It's hard to estimate what the average loan rate is (or really anything in the real world where you don't have complete data). What's the average price of a gallon of milk in your city? I mean, it sounds like a simple question, but quickly becomes complicated. There are 5 supermarkets in my city. Do I just look at the price at each of them and take the mean? Do I weight the prices based on which supermarkets are more popular? Do I only take the lowest price of a gallon of milk at the supermarket or do I average in the prices of brand-name and specialty milk? Should I also include milk prices from bodegas in my average? Should I include the milk price from Instacart where they're adding their own markup?
With the average mortgage rates, is this the average rate for mortgages with zero points or the average rate that buyers are getting with some deciding to pay points? For those who don't know what points are: you sometimes have the option to pay an upfront fee for a lower rate. Each point is 1% of the loan value. If your loan is for $1M and you pay 2 points, you're paying $20,000 upfront to get a lower rate.
For example, when I look at mortgage rates on BofA's website (https://www.bankofamerica.com/mortgage/mortgage-rates/) for a $500k home with 20% down ($400k loan), they pop up 6.625% (6.787% APR) with 0.865 points which would be an upfront cost of $3,460. Their calculator doesn't say how much the rate would be worse without points, but maybe they do if you're actually applying for a loan (or maybe they don't give you a choice).
Beyond points, there's so much difficulty in knowing what average rates are. Do you look at each lender and just average the rates or do you weigh rates from BofA higher because they're writing a lot more loans than smaller lenders? Do you even really know?

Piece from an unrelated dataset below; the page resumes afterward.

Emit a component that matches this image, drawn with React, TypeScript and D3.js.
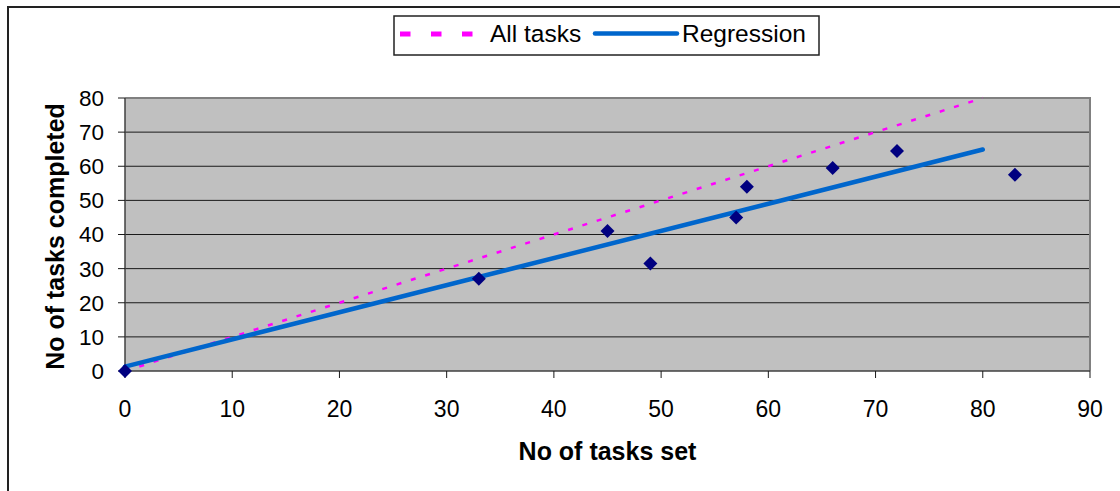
import React from "react";
import * as d3 from "d3";

const tasksSet = [0, 33, 45, 49, 57, 58, 66, 72, 83];
const tasksCompleted = [0, 27, 41, 31.5, 45, 54, 59.5, 64.5, 57.5];
const allTasksX = [0, 80];
const allTasksY = [0, 80];
const regressionX = [0, 80];
const regressionY = [1.3, 64.9];
const xTicks = [0, 10, 20, 30, 40, 50, 60, 70, 80, 90];
const yTicks = [0, 10, 20, 30, 40, 50, 60, 70, 80];
const xTitle = "No of tasks set";
const yTitle = "No of tasks completed";
const legendLabels = ["All tasks", "Regression"];

const W = 1120;
const H = 491;
const plot = { left: 125, right: 1090, top: 98, bottom: 371 };
const FONT = "Liberation Sans, Arial, Helvetica, sans-serif";

export default function App() {
  const x = d3.scaleLinear().domain([0, 90]).range([plot.left, plot.right]);
  const y = d3.scaleLinear().domain([0, 80]).range([plot.bottom, plot.top]);
  const line = d3
    .line<[number, number]>()
    .x((d) => x(d[0]))
    .y((d) => y(d[1]));
  const allPts: [number, number][] = allTasksX.map((v, i) => [v, allTasksY[i]]);
  const regPts: [number, number][] = regressionX.map((v, i) => [v, regressionY[i]]);
  const diamond = d3.symbol().type(d3.symbolDiamond2).size(125)();
  const yc = (plot.top + plot.bottom) / 2;
  const xc = (plot.left + plot.right) / 2;

  return (
    <svg
      width={W}
      height={H}
      style={{ position: "absolute", left: 0, top: 0, fontFamily: FONT }}
    >
      <rect x={0} y={0} width={W} height={H} fill="#ffffff" />
      {/* outer chart border */}
      <rect x={8} y={7} width={W + 20} height={H + 20} fill="none" stroke="#222" strokeWidth={2} />

      {/* plot area */}
      <rect
        x={plot.left}
        y={plot.top}
        width={plot.right - plot.left}
        height={plot.bottom - plot.top}
        fill="#c0c0c0"
      />
      {yTicks
        .filter((t) => t > 0 && t < 80)
        .map((t) => (
          <line
            key={"g" + t}
            x1={plot.left}
            x2={plot.right}
            y1={y(t)}
            y2={y(t)}
            stroke="#1a1a1a"
            strokeWidth={1}
          />
        ))}
      {/* top & right border (gray) */}
      <line x1={plot.left} x2={plot.right + 1} y1={plot.top} y2={plot.top} stroke="#808080" strokeWidth={2} />
      <line x1={plot.right} x2={plot.right} y1={plot.top} y2={plot.bottom} stroke="#808080" strokeWidth={2} />

      {/* axes */}
      <line x1={plot.left} x2={plot.left} y1={plot.top} y2={plot.bottom} stroke="#404040" strokeWidth={1.5} />
      <line x1={plot.left} x2={plot.right} y1={plot.bottom} y2={plot.bottom} stroke="#404040" strokeWidth={1.5} />
      {yTicks.map((t) => (
        <g key={"yt" + t}>
          <line x1={plot.left - 7} x2={plot.left} y1={y(t)} y2={y(t)} stroke="#1a1a1a" strokeWidth={1} />
          <text
            x={plot.left - 21}
            y={y(t)}
            dy="0.35em"
            textAnchor="end"
            fontSize={22.5}
            fill="#000"
          >
            {t}
          </text>
        </g>
      ))}
      {xTicks.map((t) => (
        <g key={"xt" + t}>
          <line x1={x(t)} x2={x(t)} y1={plot.bottom} y2={plot.bottom + 7} stroke="#1a1a1a" strokeWidth={1} />
          <text x={x(t)} y={417} textAnchor="middle" fontSize={23} fill="#000">
            {t}
          </text>
        </g>
      ))}

      {/* series */}
      <path
        d={line(allPts) || ""}
        fill="none"
        stroke="#ff00ff"
        strokeWidth={2.5}
        strokeDasharray="5 10"
      />
      <path
        d={line(regPts) || ""}
        fill="none"
        stroke="#0066cc"
        strokeWidth={4.5}
        strokeLinecap="round"
      />
      {tasksSet.map((v, i) => (
        <path
          key={"p" + i}
          d={diamond || ""}
          transform={`translate(${x(v)},${y(tasksCompleted[i])})`}
          fill="#000080"
        />
      ))}

      {/* axis titles */}
      <text x={xc} y={460} textAnchor="middle" fontSize={25} fontWeight="bold" fill="#000">
        {xTitle}
      </text>
      <text
        transform={`translate(64,${yc + 2}) rotate(-90)`}
        textAnchor="middle"
        fontSize={25}
        fontWeight="bold"
        fill="#000"
      >
        {yTitle}
      </text>

      {/* legend */}
      <rect x={394} y={16} width={425} height={39} fill="#fff" stroke="#222" strokeWidth={1.5} />
      <line x1={400} x2={484} y1={34} y2={34} stroke="#ff00ff" strokeWidth={5} strokeDasharray="10.5 20.5" />
      <text x={490} y={42} fontSize={24.5} fill="#000">
        {legendLabels[0]}
      </text>
      <line x1={595} x2={677} y1={33.5} y2={33.5} stroke="#0066cc" strokeWidth={4.5} strokeLinecap="round" />
      <text x={682} y={42} fontSize={24.5} fill="#000">
        {legendLabels[1]}
      </text>
    </svg>
  );
}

Also, since you posted (and since I started writing this comment), Mortgage News Daily has adjusted their estimate down to 6.82%.
I think one thing we can certainly say is that mortgage rates have been pushed quite high and the average is likely in the 6.5%-7% range at the moment. Yes, that is a reasonably broad range, but it's certainly a contrast from the sub-4% and even sub-3% rates we had seen.
Jerome Powell has indicated he wants to see the housing market correct.
Unfortunately, real estate agents and sellers are slow to react. You don't just immediately drop your price to match the payment.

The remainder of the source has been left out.